After church we went to lunch. Brick’s cafe right across the street was a usual spot. Convenient and easy to get in and out quickly so I could be at work on time. Before the food was ordered Chad said, “so what did you think about that sermon?” Delighted it caught his attention too, I dove right in. I wanted to hear his thoughts. I wish I could remember every word of that conversation. I really wish someone had a video camera. I can’t wait to watch the footage in heaven, because what happened next changed everything. There was lunch. The conversation grew and got more serious. And then, both hands on the table, Chad said “let’s do this. Let’s go get our baby girl.” I cautioned myself a bit. Was he being serious. YES! I wanted to scream, but I wasn’t sure how serious this was. “Okaaaay, I said. Well if we were going to get her, where would we go?” He paused a moment. “Well, China, I guess. Those kids are so cute. That video the other night. Man. Haven’t you always wanted to do that anyway? Why not?”
I gathered my thoughts. A family was being seated right next to us. They were really close. We needed to hush this conversation to more of a whisper. I looked over as the hostess passed out their menus. A quick glance to make sure I didn’t know these people before I said any more. That’s when I saw them. Two beautiful Chinese girls, chatting with their “white” family, sitting as close as the tables could get and still fit a server between. I quickly returned my wide eyes to Chad. “Do you seeeee that?!” I whispered. “What are the odds of that?!”
Chad looked over towards the family and my eyes couldn’t resist. I had to look again. But this time, I stared. Two seconds felt like an hour. I couldn’t believe my eyes. Why did they all look so familiar? I didn’t know any families in town like this. Did I? I did. Not personally, but woah did I know those faces. I’d never seen them before in person, but I knew their story.
The concert. The video. The stupid/beautiful video I had to ignore. I’d seen those faces one year and 2 nights before on a screen in the Ryman Auditorium. Chad knew them too. And now they were sitting next to us. Right there. ” Yep.” I whispered. “That’s the Chapmans. The family from the video.” I had to leave. My heart pounding, I couldn’t get out of there fast enough. “Ok, babe. Call me on your way home from work,” he said.
I drove to work in silence.
This is part where I wish I could make firework graphics explode on your computer, btw. Every way you imagine I felt on the ride to work that day, I felt it. I still feel so much of it typing these words almost 3 years later.
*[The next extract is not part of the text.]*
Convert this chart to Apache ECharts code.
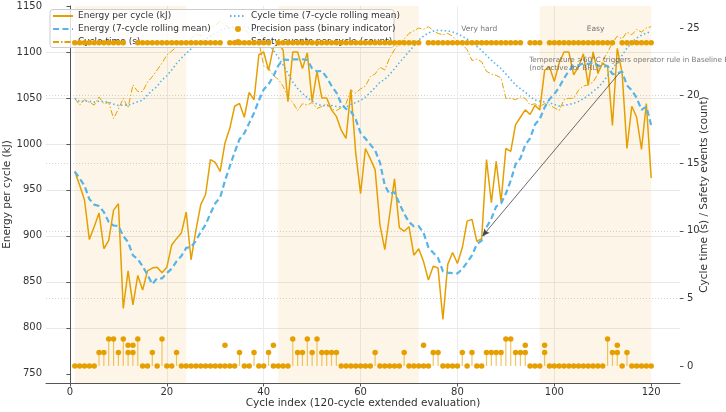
<!DOCTYPE html>
<html>
<head>
<meta charset="utf-8">
<script src="https://cdn.jsdelivr.net/npm/echarts@6/dist/echarts.min.js"></script>
<style>
  html, body { margin: 0; padding: 0; background: #fff; }
  #chart { width: 726px; height: 412px; }
</style>
</head>
<body>
<div id="chart"></div>
<script>
// values, one per cycle (1..120)
const energy = [
  970, 955, 939, 896, 910, 925, 886, 895, 928, 935,
  821, 862, 825, 857, 841, 862, 865, 866, 860, 866,
  890, 897, 903, 926, 874, 906, 934, 945, 983, 980,
  970, 1001, 1017, 1041, 1044, 1029, 1056, 1048, 1097, 1100,
  1080, 1105, 1110, 1102, 1046, 1100, 1100, 1082, 1099, 1046,
  1079, 1050, 1050, 1037, 1030, 1015, 1006, 1059, 990, 946,
  995, 984, 972, 912, 885, 923, 962, 909, 905, 910,
  879, 886, 872, 852, 867, 865, 809, 869, 882, 870,
  887, 916, 918, 894, 897, 983, 936, 981, 937, 995,
  992, 1021, 1029, 1037, 1032, 1042, 1037, 1080, 1084, 1068,
  1088, 1100, 1100, 1075, 1084, 1098, 1064, 1100, 1077, 1088,
  1084, 1020, 1104, 1077, 995, 1041, 1029, 994, 1044, 963
]
const energyMean = [
  970, 962.5, 954.7, 940, 934, 932.5, 925.9, 915.1, 911.3, 910.7,
  900, 893.1, 878.9, 874.7, 867, 857.6, 847.6, 854, 853.7, 859.6,
  864.3, 872.3, 878.1, 886.9, 888, 894.6, 904.3, 912.1, 924.4, 935.4,
  941.7, 959.9, 975.7, 991, 1005.1, 1011.7, 1022.6, 1033.7, 1047.4, 1059.3,
  1064.9, 1073.6, 1085.1, 1091.7, 1091.4, 1091.9, 1091.9, 1092.1, 1091.3, 1082.1,
  1078.9, 1079.4, 1072.3, 1063.3, 1055.9, 1043.9, 1038.1, 1035.3, 1026.7, 1011.9,
  1005.9, 999.3, 993.1, 979.7, 954.9, 945.3, 947.6, 935.3, 924, 915.1,
  910.4, 910.6, 903.3, 887.6, 881.6, 875.9, 861.4, 860, 859.4, 859.1,
  864.1, 871.1, 878.7, 890.9, 894.9, 909.3, 918.7, 932.1, 935.1, 946.1,
  960.1, 977.9, 984.4, 998.9, 1006.1, 1021.1, 1027.1, 1039.7, 1048.7, 1054.3,
  1061.6, 1071.3, 1079.6, 1085, 1085.6, 1087.6, 1087, 1088.7, 1085.4, 1083.7,
  1085, 1075.9, 1076.7, 1078.6, 1063.6, 1058.4, 1050, 1037.1, 1040.6, 1020.4
]
const cycleTime = [
  19.8, 19.3, 19.7, 19.5, 19.3, 19.9, 19.4, 19.5, 18.3, 19.0,
  19.8, 19.1, 20.8, 20.3, 20.3, 21.0, 21.4, 21.9, 22.4, 23.0,
  23.3, 23.6, 23.8, 23.9, 24.2, 24.6, 24.4, 24.8, 25.0, 25.2,
  25.5, 25.2, 25.0, 25.1, 24.8, 24.9, 24.6, 24.3, 24.0, 22.2,
  22.0, 21.5, 21.2, 20.7, 19.9, 19.5, 18.9, 19.4, 19.3, 19.5,
  19.05, 19.2, 19.4, 19.0, 18.9, 19.1, 19.4, 20.4, 20.2, 20.5,
  20.7, 21.4, 21.6, 22.1, 21.9, 22.8, 23.4, 23.9, 24.2, 24.6,
  24.8, 25.0, 24.9, 25.1, 24.8, 24.6, 24.5, 24.6, 24.4, 24.0,
  23.8, 23.4, 22.6, 22.7, 22.5, 21.8, 21.6, 21.5, 21.3, 19.8,
  19.8, 19.7, 19.9, 19.8, 19.3, 19.4, 19.2, 19.4, 19.3, 19.1,
  18.9, 19.7, 19.8, 19.8, 20.4, 20.7, 20.8, 21.0, 21.6, 22.6,
  23.2, 23.9, 24.4, 24.2, 24.7, 24.5, 24.9, 24.7, 25.0, 25.1
]
const cycleTimeMean = [
  19.8, 19.55, 19.6, 19.58, 19.52, 19.58, 19.56, 19.51, 19.37, 19.27,
  19.31, 19.29, 19.41, 19.54, 19.66, 20.04, 20.39, 20.69, 21.16, 21.47,
  21.9, 22.37, 22.77, 23.13, 23.46, 23.77, 23.97, 24.19, 24.39, 24.59,
  24.81, 24.96, 25.01, 25.11, 25.11, 25.1, 25.01, 24.84, 24.67, 24.27,
  23.83, 23.36, 22.83, 22.27, 21.64, 21.0, 20.53, 20.16, 19.84, 19.6,
  19.36, 19.26, 19.25, 19.26, 19.19, 19.16, 19.15, 19.34, 19.49, 19.64,
  19.89, 20.24, 20.6, 20.99, 21.2, 21.57, 21.99, 22.44, 22.84, 23.27,
  23.66, 24.1, 24.4, 24.64, 24.77, 24.83, 24.81, 24.79, 24.7, 24.57,
  24.39, 24.19, 23.9, 23.64, 23.34, 22.97, 22.63, 22.3, 22.0, 21.6,
  21.19, 20.79, 20.51, 20.26, 19.94, 19.67, 19.59, 19.53, 19.47, 19.36,
  19.23, 19.29, 19.34, 19.43, 19.57, 19.77, 20.01, 20.31, 20.59, 20.99,
  21.47, 21.97, 22.5, 22.99, 23.51, 23.93, 24.26, 24.47, 24.63, 24.73
]
// 1 = pass, 0 = fail
const precisionPass = [
  1, 1, 1, 1, 1, 1, 1, 1, 1, 1,
  1, 0, 0, 1, 1, 1, 1, 1, 1, 1,
  1, 1, 1, 1, 1, 1, 1, 1, 1, 1,
  1, 0, 1, 1, 1, 1, 1, 1, 1, 1,
  1, 0, 1, 1, 1, 1, 1, 1, 1, 1,
  1, 1, 1, 1, 1, 1, 1, 1, 1, 1,
  1, 1, 1, 1, 1, 1, 1, 1, 1, 1,
  1, 1, 0, 1, 1, 1, 1, 1, 1, 1,
  1, 1, 1, 1, 1, 1, 1, 1, 1, 1,
  1, 1, 1, 0, 1, 1, 1, 0, 1, 1,
  1, 1, 1, 1, 1, 1, 1, 1, 1, 1,
  1, 1, 0, 1, 1, 1, 1, 1, 1, 1
]
const safetyEvents = [
  0, 0, 0, 0, 0, 1, 1, 2, 2, 1,
  2, 1, 1, 2, 0, 0, 1, 0, 2, 0,
  0, 1, 0, 0, 0, 0, 0, 0, 0, 0,
  0, 0, 0, 0, 1, 0, 0, 1, 0, 0,
  1, 0, 0, 0, 0, 2, 1, 1, 2, 1,
  2, 1, 1, 1, 1, 0, 0, 0, 0, 0,
  0, 0, 1, 0, 0, 0, 0, 0, 1, 0,
  0, 0, 0, 0, 1, 1, 0, 0, 0, 0,
  1, 0, 1, 0, 0, 1, 1, 1, 1, 2,
  2, 1, 1, 1, 0, 0, 0, 1, 0, 0,
  0, 0, 0, 0, 0, 0, 0, 0, 0, 0,
  2, 1, 1, 0, 1, 0, 0, 0, 0, 0
]
// difficulty segments [start, end, label, shaded]
const segments = [
  [1, 24, '', true],
  [43, 72, '', true],
  [73, 96, 'Very hard', false],
  [97, 120, 'Easy', true]
]
const xTicks = [0, 20, 40, 60, 80, 100, 120]
const yTicksLeft = [750, 800, 850, 900, 950, 1000, 1050, 1100, 1150]
const yTicksRight = [0, 5, 10, 15, 20, 25]

const ORANGE = '#E69F00'
const BLUE = '#56B4E9'
const FONT = 'DejaVu Sans'
const PASS_LEVEL = 1110   // where the pass markers sit on the energy axis
const FAIL_LEVEL = 781

const cycles = energy.map((_, i) => i + 1)
const pair = arr => arr.map((v, i) => [cycles[i], v])

const bands = segments.filter(s => s[3]).map(s => [{ xAxis: s[0] }, { xAxis: s[1] }])
const bandLabels = segments.filter(s => s[2]).map(s => ({
  value: [(s[0] + s[1]) / 2, 1125], label: { formatter: s[2] }
}))

// line entries: hide the marker ECharts puts in the middle of the legend line
const lineItem = name => ({ name: name, itemStyle: { opacity: 0 } })
const legendText = { fontSize: 9, color: '#333', lineHeight: 11, fontFamily: FONT }

const options = {
  animation: false,
  textStyle: { fontFamily: FONT },
  grid: { left: 46, right: 46, top: 6, bottom: 29, containLabel: false, outerBoundsMode: 'none' },
  legend: [
    {
      left: 47, top: 5.5, orient: 'vertical', itemGap: 2, itemWidth: 20, itemHeight: 9, z: 20,
      textStyle: legendText,
      data: [lineItem('Energy per cycle (kJ)'), lineItem('Energy (7-cycle rolling mean)'), lineItem('Cycle time (s)')]
    },
    {
      left: 224, top: 5.5, orient: 'vertical', itemGap: 2, itemWidth: 16, itemHeight: 6, z: 20,
      textStyle: legendText,
      data: [lineItem('Cycle time (7-cycle rolling mean)'), 'Precision pass (binary indicator)', 'Safety events per cycle (count)']
    }
  ],
  graphic: [{
    type: 'rect', z: 15, silent: true,
    shape: { x: 50, y: 9.5, width: 344, height: 38, r: 3 },
    style: { fill: 'rgba(255,255,255,0.8)', stroke: '#cccccc', lineWidth: 1 }
  }],
  xAxis: {
    type: 'value', min: -4.95, max: 125.95, splitNumber: 6,
    name: 'Cycle index (120-cycle extended evaluation)', nameLocation: 'middle', nameGap: 15, nameMoveOverlap: false,
    nameTextStyle: { fontSize: 10.5, color: '#333', fontFamily: FONT },
    axisLine: { show: true, onZero: false, lineStyle: { color: '#555', width: 1 } },
    axisTick: { show: true, length: 3.5, customValues: xTicks, lineStyle: { color: '#555' } },
    axisLabel: { fontSize: 10, color: '#333', margin: 4, customValues: xTicks,
      formatter: v => (xTicks.indexOf(v) >= 0 ? String(v) : '') },
    splitLine: { show: true, showMinLine: false, showMaxLine: false, lineStyle: { color: '#ececec', width: 1 } }
  },
  yAxis: [
    {
      type: 'value', min: 740, max: 1150, splitNumber: 8,
      name: 'Energy per cycle (kJ)', nameLocation: 'middle', nameGap: 33, nameRotate: 90, nameMoveOverlap: false,
      nameTextStyle: { fontSize: 10.5, color: '#333', fontFamily: FONT },
      axisLine: { show: true, lineStyle: { color: '#555', width: 1 } },
      axisTick: { show: true, length: 3.5, customValues: yTicksLeft, lineStyle: { color: '#555' } },
      axisLabel: { fontSize: 10, color: '#333', margin: 4, customValues: yTicksLeft,
        formatter: v => (yTicksLeft.indexOf(v) >= 0 ? String(v) : '') },
      splitLine: { show: true, showMinLine: false, showMaxLine: false, lineStyle: { color: '#e8e8e8', width: 1 } }
    },
    {
      type: 'value', position: 'right', min: -1.26, max: 26.63, splitNumber: 5,
      name: 'Cycle time (s) / Safety events (count)', nameLocation: 'middle', nameGap: 19, nameRotate: 90, nameMoveOverlap: false,
      nameTextStyle: { fontSize: 10.5, color: '#333', fontFamily: FONT },
      axisLine: { show: false },
      axisTick: { show: true, length: 3.5, customValues: yTicksRight, lineStyle: { color: '#555' } },
      axisLabel: { fontSize: 10, color: '#333', margin: 7, customValues: yTicksRight,
        formatter: v => (yTicksRight.indexOf(v) >= 0 ? String(v) : '') },
      splitLine: { show: true, showMinLine: false, showMaxLine: false, lineStyle: { color: '#d4d4d4', width: 1, type: [1, 2] } }
    }
  ],
  series: [
    {
      // shaded segments + their labels
      name: 'segments', type: 'scatter', yAxisIndex: 0, z: 1, silent: true,
      symbolSize: 0, data: bandLabels,
      label: { show: true, position: 'inside', fontSize: 7.5, color: '#555', fontFamily: FONT },
      markArea: { silent: true, itemStyle: { color: 'rgba(230,159,0,0.09)' }, data: bands }
    },
    {
      name: 'Energy per cycle (kJ)', type: 'line', yAxisIndex: 0, z: 3,
      symbol: 'none', data: pair(energy),
      lineStyle: { color: ORANGE, width: 1.5 }, itemStyle: { color: ORANGE }
    },
    {
      name: 'Energy (7-cycle rolling mean)', type: 'line', yAxisIndex: 0, z: 4,
      symbol: 'none', data: pair(energyMean),
      lineStyle: { color: BLUE, width: 2.2, type: [6, 3.5] }, itemStyle: { color: BLUE }
    },
    {
      name: 'Cycle time (s)', type: 'line', yAxisIndex: 1, z: 3,
      symbol: 'none', data: pair(cycleTime),
      lineStyle: { color: ORANGE, width: 1, type: [6, 2, 1.5, 2] }, itemStyle: { color: ORANGE }
    },
    {
      name: 'Cycle time (7-cycle rolling mean)', type: 'line', yAxisIndex: 1, z: 4,
      symbol: 'none', data: pair(cycleTimeMean),
      lineStyle: { color: BLUE, width: 1.6, type: [1.5, 2.5] }, itemStyle: { color: BLUE }
    },
    {
      // drawn above the legend box, as in the reference
      name: 'Precision pass (binary indicator)', type: 'scatter', yAxisIndex: 0, z: 25,
      symbolSize: 5.5, itemStyle: { color: ORANGE, opacity: 1 },
      data: precisionPass.map((p, i) => [cycles[i], p ? PASS_LEVEL : FAIL_LEVEL])
    },
    {
      name: 'Safety events per cycle (count)', type: 'scatter', yAxisIndex: 1, z: 5,
      symbolSize: 5.5, itemStyle: { color: ORANGE, opacity: 1 },
      data: pair(safetyEvents)
    },
    {
      name: 'Safety events per cycle (count)', type: 'bar', yAxisIndex: 1, z: 4,
      barWidth: 1.2, itemStyle: { color: 'rgba(230,159,0,0.6)' },
      data: pair(safetyEvents)
    },
    {
      // annotation text and arrow
      name: 'note', type: 'scatter', yAxisIndex: 0, z: 6, silent: true, symbolSize: 0,
      data: [{ value: [94.8, 1087], label: { formatter: 'Temperature >60°C triggers operator rule in Baseline B\n(not active for BRL)' } }],
      label: { show: true, position: 'right', distance: 0, fontSize: 7.2, lineHeight: 8, color: '#555', fontFamily: FONT, align: 'left' },
      markLine: {
        silent: true, symbol: ['none', 'arrow'], symbolSize: [5, 7], animation: false,
        label: { show: false },
        lineStyle: { color: '#444', width: 0.8, type: 'solid' },
        data: [[{ coord: [113.4, 1077] }, { coord: [85.2, 900] }]]
      }
    }
  ]
}

let chartEl

function init () {
  chartEl = echarts.init(document.getElementById('chart'), null, { renderer: 'canvas' })
}

function render () {
  chartEl.setOption(options)
}

init()
render()
</script>
</body>
</html>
That was the day God picked up the pencil and took over this story. That was the day I truly started to believe, to know in my gut, I wasn’t in control. I quit worrying about the strong “no’s” that day. I’d heard a “yes,” and I wanted to run towards it. If you’d asked me before that day if I believed in signs, I would have said yes. I might have shrugged a bit though in my response. After that day, though, I will look you in the eye and assure you God loves to give us His “yes.” It is worth the wait. All the sales tactics and homemade billboard campaigns will never convince God to change his mind on the strong “no’s” for those He loves.
As you keep reading this story, I hope you’ll start to see a bit of yourself here. For my peace of mind if nothing else, I hope there are others of you who have spent days, weeks, or years trying to change God’s mind about something. I know I’m surely not alone. I hope you find comfort in knowing a “yes” will eventually come. In the meantime, I hope you can quit trying to figure out what the “yes” will be because your ideas probably suck. Mine did. Put the pen down.